Giraffe conservation has taken a big step forward with the world’s tallest mammals receiving enhanced protection from unregulated trade.
The move will regulate the trade in giraffes and their body parts under the Convention on International Trade in Endangered Species (CITES).
The vote was overwhelmingly approved, although some countries opposed it.
Giraffe numbers in Africa have fallen by 40% in the past 30 years, in what is being called a “silent extinction”.
The mammals are largely targeted for bushmeat but body parts are also used to make products including jewellery, bracelets and purses, the proposal stated.
The motion came from the Central African Republic, Chad, Kenya, Mali, Niger and Senegal, where giraffe populations have been diminishing heavily.
But there was resistance from southern African countries, including South Africa, Botswana and Tanzania, where giraffes have fared better.
They argued that there was scant evidence to suggest international trade was contributing to the decline of the giraffe.
Despite the opposition, 106 parties voted in favour of the motion, 21 voted against, with seven abstentions.
Countries will now need to record the export of giraffe parts or artefacts and permits will be mandatory for their trade.
“The giraffe is, in the wild, much rarer than African elephants, much rarer,” Tom De Meulenaer, CITES’ scientific services chief, told a news briefing.
“We are talking about a few tens of thousands of giraffes, and about a few hundreds of thousands of African elephants. So we need to be careful,” he said.
Despite seeing the move as a positive one, Julian Fennessy, co-chair of the International Union for Conservation of Nature’s Giraffe and Okapi Specialist Group, said the new listing was “not going to save giraffe in the wild”.

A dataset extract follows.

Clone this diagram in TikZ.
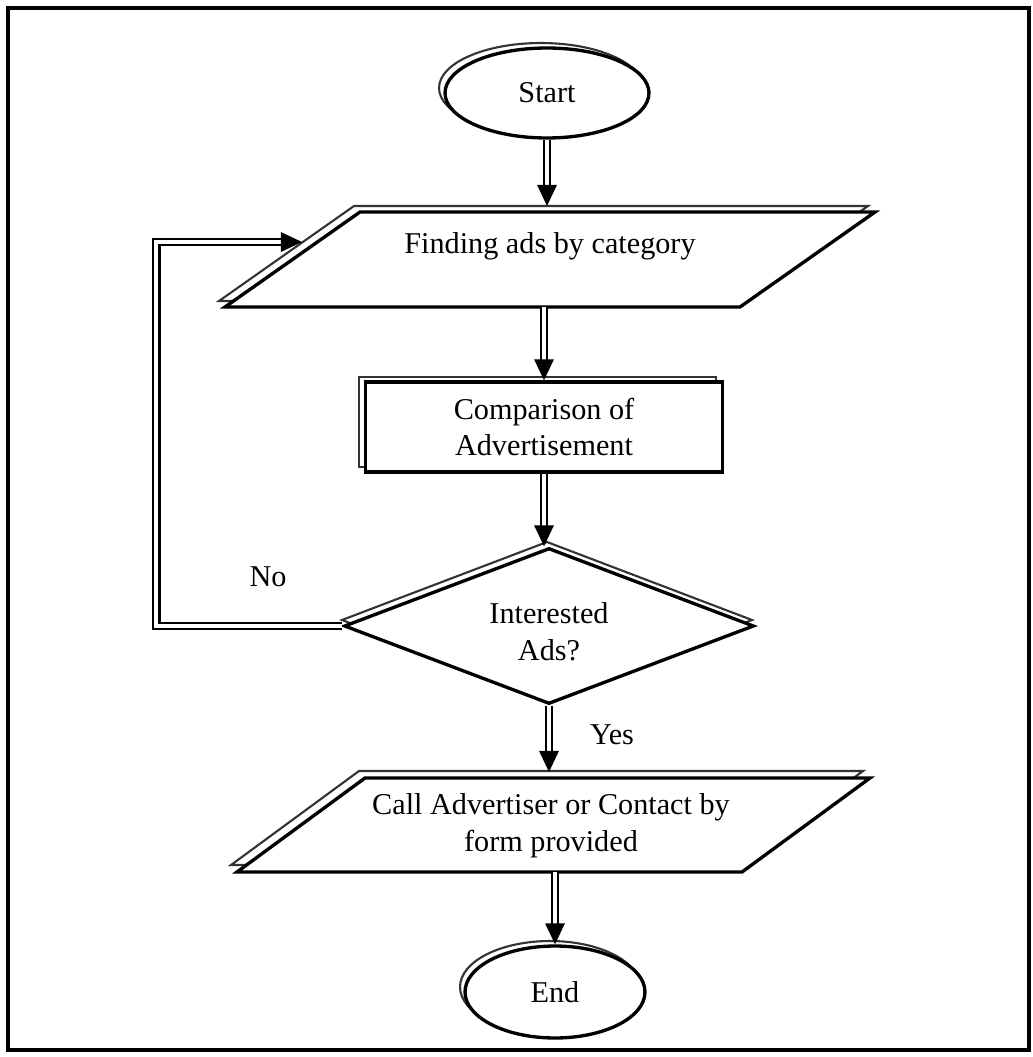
\documentclass[tikz,border=0pt]{standalone}
\usepackage{fontspec}
\setmainfont{Liberation Serif}
\usetikzlibrary{shapes.geometric,arrows.meta}
\begin{document}
\begin{tikzpicture}[x=0.02cm,y=-0.02cm,
  lbl/.style={font=\fontsize{17.2}{21}\selectfont, align=center, inner sep=0pt},
  box/.style={lbl, draw, line width=1.9pt, fill=white},
  mainline/.style={draw, line width=1.9pt, fill=white},
  shad/.style={draw, line width=1.2pt, black!80},
  flow/.style={double, double distance=2.2pt, line width=1.3pt, -{Triangle[length=12pt,width=11pt]}}]
\useasboundingbox (0,0) rectangle (1032,1057);
\draw[line width=1.8pt] (8,8) rectangle (1029,1050);

% Start
\draw[shad] (541,88) ellipse [x radius=2.04cm, y radius=0.9cm];
\node[box, ellipse, minimum width=4.08cm, minimum height=1.8cm] (start) at (547,93) {Start};

% Finding ads
\draw[shad] (354,206) -- (868,206) -- (733,301) -- (219,301) -- cycle;
\draw[mainline] (360,212) -- (875,212) -- (740,307) -- (225,307) -- cycle;
\node[lbl] (find) at (550,246) {Finding ads by category};
\coordinate (findN) at (547,206);
\coordinate (findS) at (544,307);
\coordinate (findW) at (302,242);

% Comparison
\draw[shad] (359,377) rectangle (716,467);
\node[box, minimum width=7.14cm, minimum height=1.8cm] (cmp) at (544,427) {Comparison of\\Advertisement};

% Decision
\draw[shad] (547,542) -- (752,620) -- (547,698) -- (342,620) -- cycle;
\node[box, diamond, minimum width=8.2cm, minimum height=3.12cm] (dec) at (549,626) {};
\node[lbl] (dectext) at (549,632) {Interested\\Ads?};

% Call
\draw[shad] (359,771) -- (863,771) -- (736,865) -- (231,865) -- cycle;
\draw[mainline] (365,778) -- (870,778) -- (742,872) -- (237,872) -- cycle;
\node[lbl] (call) at (551,826) {Call Advertiser or Contact by\\form provided};
\coordinate (callN) at (549,772);
\coordinate (callS) at (555,872);

% End
\draw[shad] (550,987) ellipse [x radius=1.8cm, y radius=0.92cm];
\node[box, ellipse, minimum width=3.6cm, minimum height=1.84cm] (end) at (555,992) {End};

% Labels
\node[lbl] (no) at (268,577) {No};
\node[lbl] (yes) at (612,735) {Yes};

% Connectors
\draw[flow] (start.south) -- (findN);
\draw[flow] (findS) -- (cmp.north);
\draw[flow] (cmp.south) -- (cmp.south |- dec.north);
\draw[flow] (dec.south) -- (callN);
\draw[flow] (callS) -- (end.north);
\draw[flow] (dec.west) -- ++(-186,0) |- (findW);
\end{tikzpicture}
\end{document}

Increased financial and political support was needed, along with boots and resources on the ground, to stop their decline, he said, adding that bushmeat for the domestic market was “by far” the biggest reason for poaching.
“Whilst Southern and West Africa populations continue to increase, the combination of poaching, predominantly for domestic use, habitat loss, human population growth and civil unrest in East and Central Africa are resulting in some populations’ ‘silent extinction’,” Mr Fennessy said.